While we keep pushing for Ecuador’s Constitutional Court to rule, and for governments to make changes, we have to make sure that the world, as Enqueri says, knows that the Amazon is not for sale. It took five years for our coalition to establish a hearing, which has now been delayed. It has been five years since the Constitutional Court took on the Waorani of Pastaza Case. And in those five years, more oil has been spilled, and more forestlands have been threatened. Just over a week before the publication of this essay, a new spill, predictable and avoidable, occurred again in the same area as the 2020 disaster. In another five years, things will be very different if the Southeastern Oil Auction moves forward or not. We do not want to imagine a world in which it does, because we’ve seen what that looks like.

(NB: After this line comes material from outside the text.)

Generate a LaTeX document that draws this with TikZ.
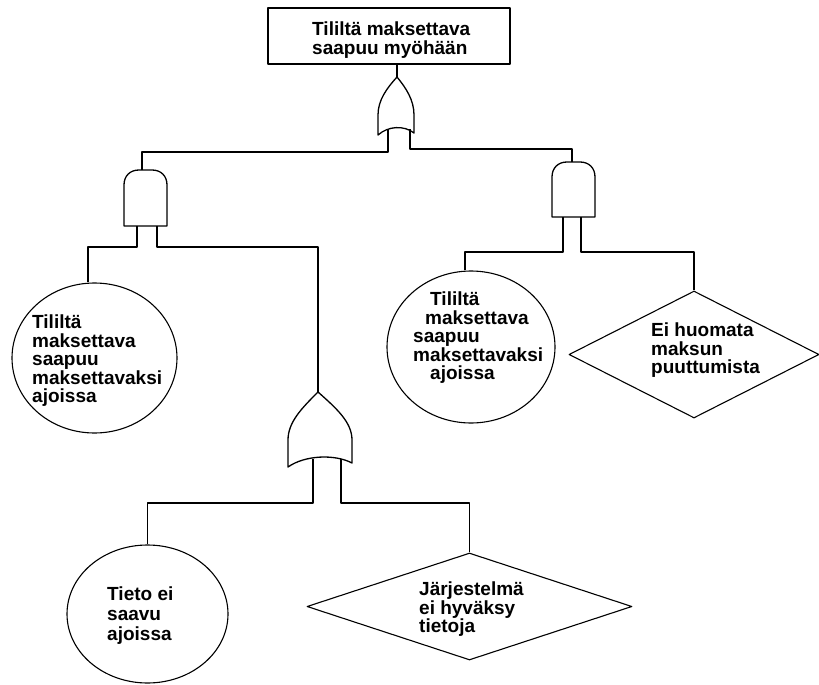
\documentclass[tikz,border=0pt]{standalone}
\usepackage{fontspec}
\setmainfont{Liberation Sans}
\usetikzlibrary{shapes.geometric}
\begin{document}
\begin{tikzpicture}[x=1pt,y=-1pt,
  line join=round,
  wire/.style={draw, line width=1.3pt},
  gatebody/.style={draw, line width=1.3pt, fill=white},
  topbox/.style={draw, rectangle, inner sep=0pt, line width=1.2pt},
  event/.style={draw, ellipse, inner sep=0pt, line width=1.1pt},
  undev/.style={draw, diamond, inner sep=0pt, line width=1.1pt},
  evtext/.style={anchor=north west, inner sep=0pt, align=left,
    font=\fontsize{19}{18.5}\selectfont\bfseries}]
\useasboundingbox (0,0) rectangle (819,685);

% top event
\node[topbox, minimum width=242pt, minimum height=56pt] (top) at (389,36) {};
\node[evtext] (toptext) at (312,22) {Tililtä maksettava\\saapuu myöhään};

% basic events (circles) and undeveloped events (diamonds)
\node[event, minimum width=165pt, minimum height=150pt] (c1) at (94.5,358) {};
\node[evtext] (c1text) at (32,315) {Tililtä\\maksettava\\saapuu\\maksettavaksi\\ajoissa};

\node[event, minimum width=168pt, minimum height=152pt] (c2) at (471,347) {};
\node[evtext] (c2text) at (413,292) {\hspace*{17pt}Tililtä\\\hspace*{12pt}maksettava\\saapuu\\maksettavaksi\\\hspace*{17pt}ajoissa};

\node[undev, minimum width=250pt, minimum height=127pt, aspect=1.97] (d1) at (694,354.5) {};
\node[evtext] (d1text) at (651,323) {Ei huomata\\maksun\\puuttumista};

\node[event, minimum width=161pt, minimum height=138pt] (c3) at (147.5,614) {};
\node[evtext, font=\fontsize{19}{20}\selectfont\bfseries] (c3text) at (107,587) {Tieto ei\\saavu\\ajoissa};

\node[undev, minimum width=325pt, minimum height=107pt, aspect=3.04] (d2) at (469.5,606.5) {};
\node[evtext] (d2text) at (419,582) {Järjestelmä\\ei hyväksy\\tietoja};

% OR gate under the top event
\coordinate (or1-out) at (397,77);
\coordinate (or1-l) at (388,129);
\coordinate (or1-r) at (410,129);
\draw[gatebody] (or1-out) .. controls (387,88) and (378,100) .. (378,115)
  -- (378,135) .. controls (388,126) and (404,125) .. (414,133)
  -- (414,115) .. controls (414,100) and (406,88) .. (or1-out);

% left AND gate
\coordinate (a1-out) at (142,170);
\coordinate (a1-l) at (137,226);
\coordinate (a1-r) at (157,226);
\draw[gatebody] (124,226) -- (124,185) .. controls (124,176) and (130,170) .. (139,170)
  -- (152,170) .. controls (161,170) and (167,176) .. (167,185) -- (167,226) -- cycle;

% right AND gate
\coordinate (a2-out) at (572,162);
\coordinate (a2-l) at (563,217);
\coordinate (a2-r) at (581,217);
\draw[gatebody] (552,217) -- (552,177) .. controls (552,168) and (558,162) .. (567,162)
  -- (580,162) .. controls (589,162) and (595,168) .. (595,177) -- (595,217) -- cycle;

% lower OR gate
\coordinate (or2-out) at (318,392);
\coordinate (or2-l) at (313,459);
\coordinate (or2-r) at (341,459);
\draw[gatebody] (or2-out) .. controls (302,408) and (288,422) .. (288,440)
  -- (288,467) .. controls (305,455) and (335,454) .. (352,463)
  -- (352,440) .. controls (352,422) and (336,408) .. (or2-out);

% connectors
\draw[wire] (or1-out) -- (or1-out |- top.south);
\draw[wire] (or1-l) -- ++(0,23) -| (a1-out);
\draw[wire] (or1-r) -- ++(0,20) -| (a2-out);

\draw[wire] (a1-l) -- ++(0,21) -| ([xshift=-6.5pt]c1.north);
\draw[wire] (a1-r) -- ++(0,21) -| (or2-out);

\draw[wire] (a2-l) -- ++(0,35) -| ([xshift=-6pt]c2.north);
\draw[wire] (a2-r) -- ++(0,35) -| (d1.north);

\draw[wire] (or2-l) -- ++(0,44) -| (c3.north);
\draw[wire] (or2-r) -- ++(0,44) -| (d2.north);
\end{tikzpicture}
\end{document}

We know that we can’t go back and stop Texaco’s arrival. We can’t stop the first machine from breaking ground for the Coca Codo Sinclair dam. We can’t warn Héctor Pincay not to wash his face with water from the Esmeraldas river, before his eyes burn and the river turns black. What we can do is continue to demand justice for individuals and communities. What we can do is join together to stop this deadly industry from spreading further into the Amazon rainforest, and from sacrificing so much for so very little.